Appearances in GQ, Vanity Fair and Vogue were engineered not by the players’ agents but by the WTA—the body responsible for their well-being and development.
The approach had plenty of critics. “Kiddie porn” in the words of pundit Mary Carillo. The WTA however was unrepentant as its approach reaped rich financial dividends.
“'I will admit that this is not the traditional way in which women's tennis has been marketed,” said WTA chief executive Bart McGuire in 1999.
“We're competing for the public's entertainment dollar, and to get it, we've got to give them an entertaining product. I don't see us crossing any lines.''
Given media frenzy, pressure and off-court distractions, none of which she realistically had any control over, it’s hardly surprising that Kournikova never really lived up to her potential as a player.
In fact when you consider the series of physical and emotional wrecks that ladies’ tennis has left behind over the years it’s quite remarkable that Kournikova apparently escaped from the sport as a well-adjusted and happy young woman.
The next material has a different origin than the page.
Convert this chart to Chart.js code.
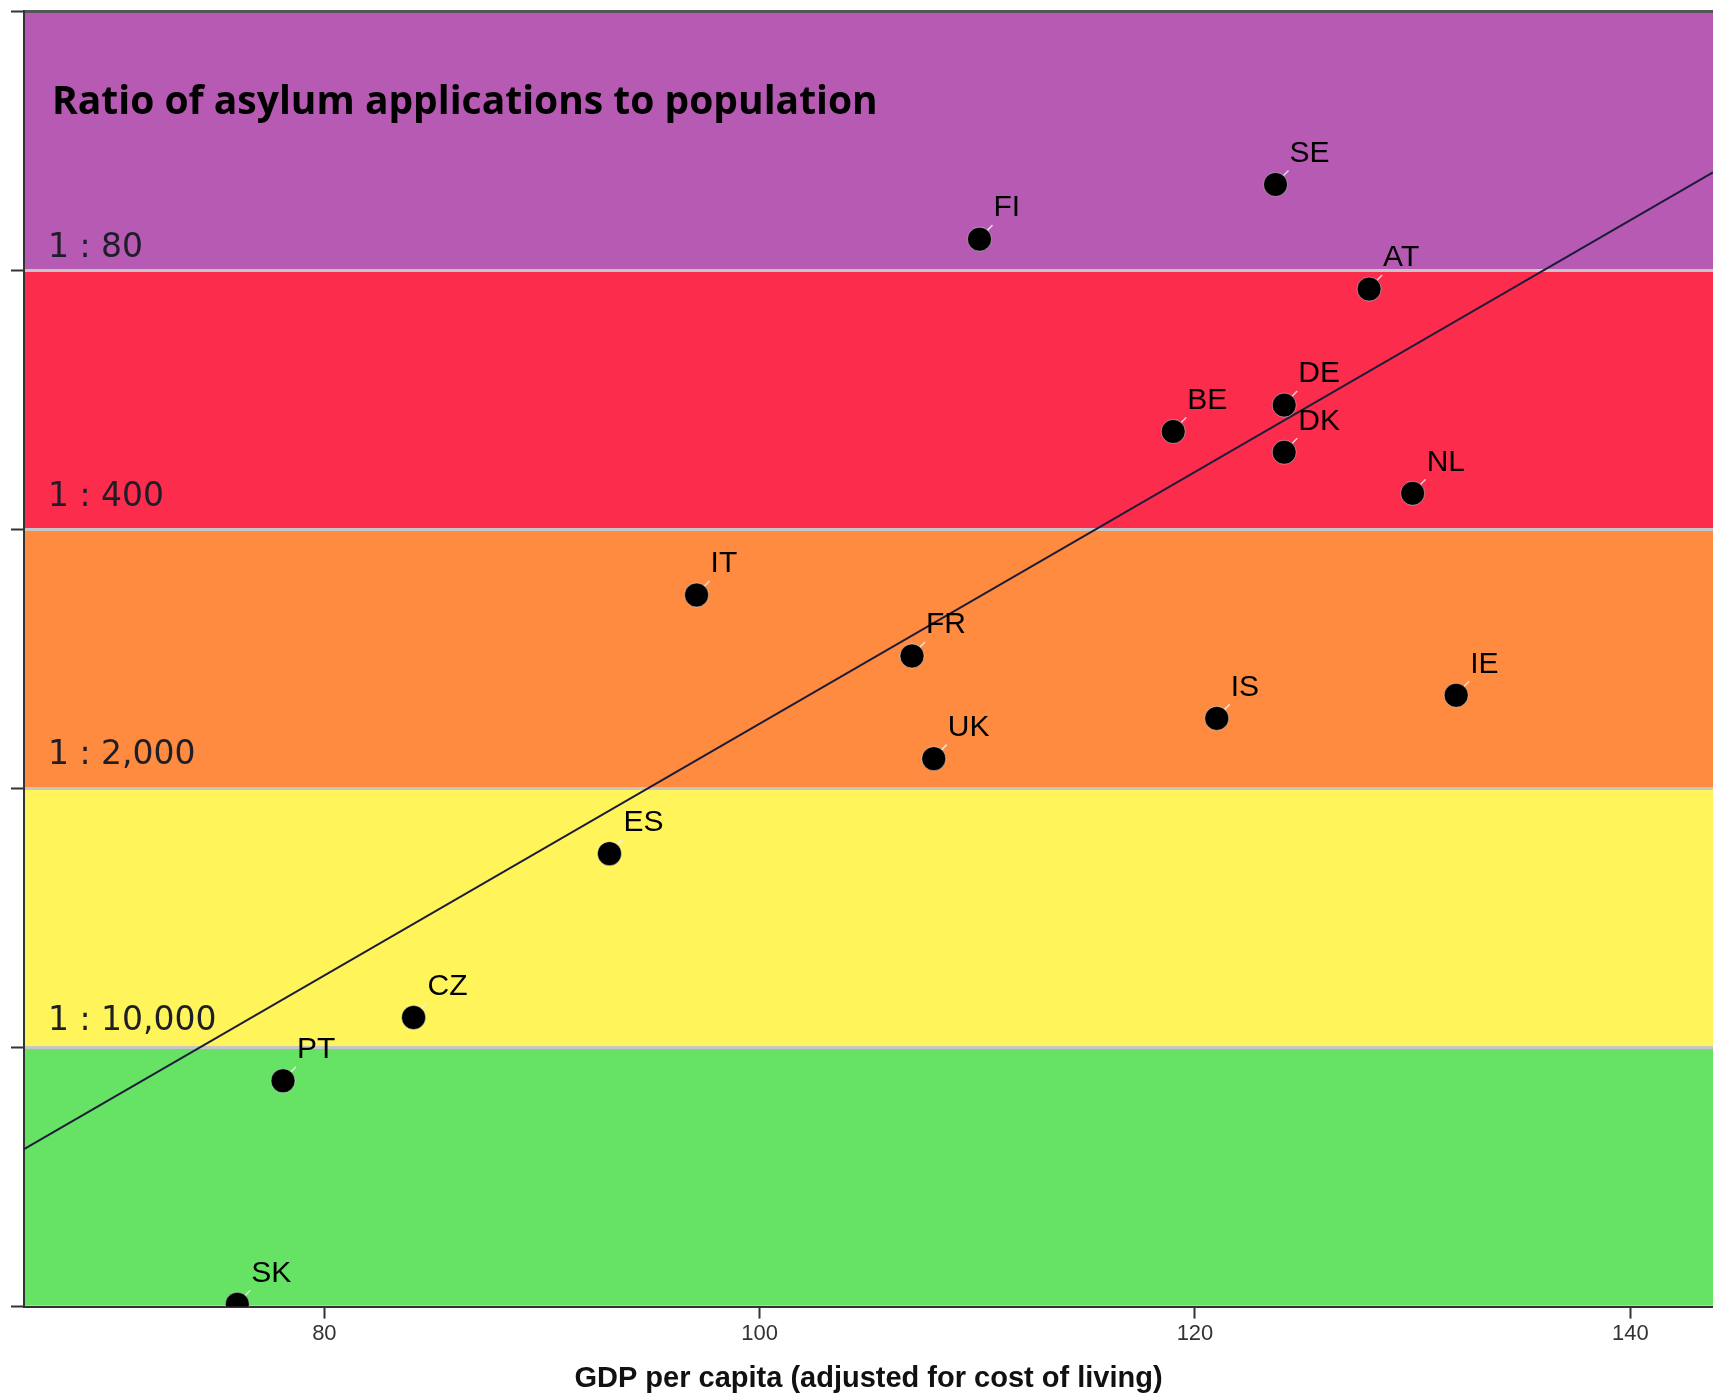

And despite the revisionist consensus of her as a complete no-hoper, it was a successful career.
When Kournikova looks back at her playing days she’d be entitled to feel a great deal of bitterness at the way she was handled. Her parents, her academy coach, her agency and her sport’s governing body were all content to milk the marketing cash cow regardless of how much it hindered her progress as a player.
None of this ever seems to be taken into consideration when Kournikova is dismissed as a talentless model who posed for a while as a tennis player. It's time to rewrite the story.